M.I.T. Students Reinvent Running Shoe Lab Testing
behind the scenes natural running retail news shoe design23 February 2009
Science and innovation are cornerstones of our business at Newton Running. Over ten years ago, when Newton Running first started testing radically different running shoe prototypes and recognized the importance of quantitative, scientific results to prove Newton technology designs worked.
However, one of the first lessons was that current lab testing is antiquated and frustrating ‘science’ at best. For years now, the standardized running shoe lab test has consisted of a piston that hammers down on the heel of a shoe to test cushioning. There are numerous problems with this testing method, but first and most obviously, it only evaluates the heel – not very useful for Newton shoes, which focus technology in the forefoot of the shoe.
Enter: MIT graduate students.
For their 200 level engineering class, a team of MIT engineering students spent the last semester developing a new running shoe lab test. Here’s the abstract from their presentation:
“Current ASTM tests on running shoes are insufficient because they do not reliably capture the loads and displacements applied to shoes during running. This team will discuss a 3-axis machine that can be used to test running shoes that mimic’s natural running more accurately than conventional tests.

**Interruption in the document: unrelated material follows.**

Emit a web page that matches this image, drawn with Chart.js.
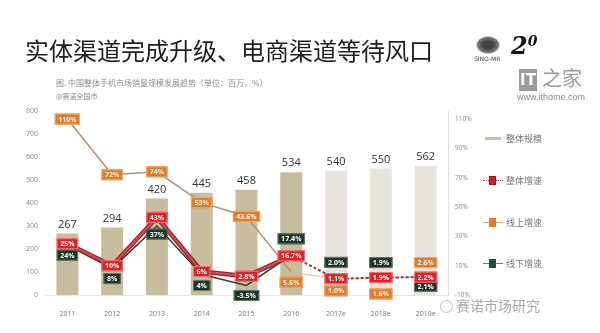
<!DOCTYPE html>
<html><head><meta charset="utf-8">
<script src="https://cdn.jsdelivr.net/npm/chart.js@4"></script>
<style>
html,body{margin:0;padding:0;width:600px;height:333px;overflow:hidden;background:#fff;font-family:"Noto Sans CJK SC","Noto Sans",sans-serif;}
#wrap{position:relative;width:600px;height:333px;}
canvas{position:absolute;left:0;top:0;}
.t{position:absolute;white-space:nowrap;line-height:1;}
.lg{position:absolute;left:506px;font-size:9px;color:#777;line-height:1;}
</style></head><body>
<div id="wrap">
<canvas id="c" width="600" height="333"></canvas>
<div class="t" style="left:25px;top:38px;font-size:24px;color:#1e1e1e;">实体渠道完成升级、电商渠道等待风口</div>
<div class="t" style="left:56px;top:79px;font-size:8px;color:#8a8a8a;">图. 中国整体手机市场销量规模发展趋势（单位：百万，%）</div>
<div class="t" style="left:56px;top:93px;font-size:7px;color:#8a8a8a;">@赛诺全国市</div>
<div class="t" style="left:476px;top:36px;width:24px;height:18px;background:radial-gradient(ellipse at 50% 50%,#444 30%,#777 60%,rgba(255,255,255,0) 72%);"></div>
<div class="t" style="left:474px;top:56px;font-size:6px;color:#444;font-family:'DejaVu Sans';">SINO-MR</div>
<div class="t" style="left:511px;top:34px;font-size:24px;color:#111;font-style:italic;font-weight:bold;font-family:'DejaVu Serif';">2<span style="font-size:14px;vertical-align:top;">0</span></div>
<div class="t" style="left:519px;top:69px;width:18px;height:22px;background:#9a9a9a;color:#fff;font-size:15px;font-weight:bold;font-family:'DejaVu Sans';text-align:center;line-height:22px;">IT</div>
<div class="t" style="left:542px;top:68px;font-size:20px;color:#999;">之家</div>
<div class="t" style="left:517px;top:93px;font-size:9px;color:#888;font-family:'Liberation Sans';">www.ithome.com</div>
<div class="t" style="left:440px;top:300px;width:11px;height:11px;border:1px solid #bbb;border-radius:50%;"></div>
<div class="t" style="left:456px;top:298px;font-size:14px;color:#aaa;">赛诺市场研究</div>

<div class="t" style="left:485px;top:137px;width:16px;height:3px;background:#c9c1a4;"></div>
<div class="lg" style="top:134px;">整体规模</div>
<div class="t" style="left:483px;top:180px;width:20px;border-top:1px dotted #c03040;"></div>
<div class="t" style="left:489px;top:176px;width:7px;height:9px;background:#d81e26;border:1px solid #a01018;box-sizing:border-box;"></div>
<div class="lg" style="top:176px;">整体增速</div>
<div class="t" style="left:483px;top:222px;width:20px;border-top:1px solid #c9a080;"></div>
<div class="t" style="left:489px;top:218px;width:7px;height:9px;background:#e07a30;"></div>
<div class="lg" style="top:218px;">线上增速</div>
<div class="t" style="left:483px;top:263px;width:20px;border-top:1px solid #777;"></div>
<div class="t" style="left:489px;top:259px;width:7px;height:9px;background:#234a3a;"></div>
<div class="lg" style="top:259px;">线下增速</div>
</div>
<script>
const categories = ['2011','2012','2013','2014','2015','2016','2017e','2018e','2019e'];
const totalVolume = [267, 294, 420, 445, 458, 534, 540, 550, 562];
const totalGrowth = [25, 10, 43, 6, 2.8, 16.7, 1.1, 1.9, 2.2];
const onlineGrowth = [110, 72, 74, 53, 43.6, 5.6, 1.0, 1.6, 2.6];
const offlineGrowth = [24, 8, 37, 4, -3.5, 17.4, 2.0, 1.9, 2.1];
const leftTicks = [0, 100, 200, 300, 400, 500, 600, 700, 800];
const rightTicks = [-10, 10, 30, 50, 70, 90, 110];
const lastActualIndex = 5;

const barColors = categories.map((_, i) => i <= lastActualIndex ? '#c7bc9e' : '#e6e4dc');

const labelStyles = {
  online:  {fill:'#e07b2e', stroke:'#f5a868', text:'#fff4e8', dy:[0,0,0,0,0,10,12,16,-14]},
  offline: {fill:'#1d3529', stroke:'#647a6c', text:'#ffffff', dy:[10,10,8,11,10,-16,-15,-15,9]},
  total:   {fill:'#d9222b', stroke:'#f27a7a', text:'#ffffff', dy:[0,0,0,0,0,0,0,0,0]}
};

const fmtPct = (v, i) => (i > lastActualIndex ? v.toFixed(1) : String(v)) + '%';

const labelPlugin = {
  id: 'labels',
  afterDatasetsDraw(chart) {
    const ctx = chart.ctx;
    ctx.save();
    const barMeta = chart.getDatasetMeta(0);
    ctx.font = '11px "Open Sans", sans-serif';
    ctx.fillStyle = '#333';
    ctx.textAlign = 'center';
    ctx.textBaseline = 'middle';
    barMeta.data.forEach((el, i) => {
      ctx.fillText(String(totalVolume[i]), el.x, el.y - 9);
    });
    chart.data.datasets.forEach((ds, di) => {
      if (!ds.labelKey) return;
      const st = labelStyles[ds.labelKey];
      const meta = chart.getDatasetMeta(di);
      ctx.font = 'bold 7px "Open Sans", sans-serif';
      meta.data.forEach((pt, i) => {
        const txt = fmtPct(ds.data[i], i);
        const w = ctx.measureText(txt).width + 7;
        const h = 11;
        const x = pt.x, y = pt.y + st.dy[i];
        ctx.fillStyle = st.fill;
        ctx.fillRect(x - w/2, y - h/2, w, h);
        ctx.strokeStyle = st.stroke;
        ctx.lineWidth = 1;
        ctx.strokeRect(x - w/2 + 0.5, y - h/2 + 0.5, w - 1, h - 1);
        ctx.fillStyle = st.text;
        ctx.fillText(txt, x, y + 0.5);
      });
    });
    ctx.restore();
  }
};

const after = (ctx) => ctx.p0DataIndex >= lastActualIndex;

new Chart(document.getElementById('c'), {
  data: {
    labels: categories,
    datasets: [
      {type:'bar', label:'整体规模', data: totalVolume, yAxisID:'y', backgroundColor: barColors,
       barPercentage: 0.49, categoryPercentage: 1, order: 10},
      {type:'line', label:'线上增速', data: onlineGrowth, yAxisID:'y1', labelKey:'online',
       borderColor:'#b8906e', borderWidth:1.5, pointRadius:0, tension:0, order:4,
       segment:{borderColor: c => after(c) ? 'rgba(215,170,140,0.6)' : undefined}},
      {type:'line', label:'线下增速', data: offlineGrowth, yAxisID:'y1', labelKey:'offline',
       borderColor:'#3d3a33', borderWidth:1.5, pointRadius:0, tension:0, order:3,
       segment:{borderColor: c => after(c) ? 'rgba(0,0,0,0)' : undefined}},
      {type:'line', label:'整体增速边', data: totalGrowth, yAxisID:'y1',
       borderColor:'#8a2a30', borderWidth:4.5, pointRadius:0, tension:0, order:2,
       segment:{borderColor: c => after(c) ? 'rgba(0,0,0,0)' : undefined}},
      {type:'line', label:'整体增速', data: totalGrowth, yAxisID:'y1', labelKey:'total',
       borderColor:'#e2474d', borderWidth:2, pointRadius:0, tension:0, order:1,
       segment:{borderColor: c => after(c) ? '#9a3a48' : undefined,
                borderDash: c => after(c) ? [3,2] : undefined}}
    ]
  },
  options: {
    responsive: false,
    animation: false,
    layout: {padding: {top: 111, left: 0, right: 0, bottom: 0}},
    plugins: {legend: {display: false}, tooltip: {enabled: false}},
    scales: {
      x: {
        grid: {display: false},
        border: {display: true, color: '#e8e8e8'},
        ticks: {font: {size: 7, family: '"Open Sans"'}, color: '#777', padding: 7, maxRotation: 0},
        afterFit: s => { s.height = 38; }
      },
      y: {
        position: 'left', min: 0, max: 800,
        grid: {display: false, drawTicks: false},
        border: {display: false},
        ticks: {font: {size: 7, family: '"Open Sans"'}, color: '#888', padding: 7},
        afterBuildTicks: a => { a.ticks = leftTicks.map(v => ({value: v})); },
        afterFit: s => { s.width = 45; }
      },
      y1: {
        position: 'right', min: -10, max: 115.5,
        grid: {display: false, drawTicks: false},
        border: {display: true, color: '#e0e0e0'},
        ticks: {font: {size: 6.5, family: '"Open Sans"'}, color: '#888', padding: 7,
                callback: v => v + '%'},
        afterBuildTicks: a => { a.ticks = rightTicks.map(v => ({value: v})); },
        afterFit: s => { s.width = 152; }
      }
    }
  },
  plugins: [labelPlugin]
});
</script>
</body></html>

The design is comprised of a phantom foot that replicates the passive properties of a human foot and an actuated base that can impose the relevant kinematics to the running shoe. The shoe is mounted on motor to give a rotational degree of freedom. The shoe and the base are instrumented to measure force and displacement dynamically during the running cycle.
The machine can be calibrated to emulate different types of runners by adjusting the trajectories of the base. As a proof of concept we have collected force, displacement and energy data from the machine.”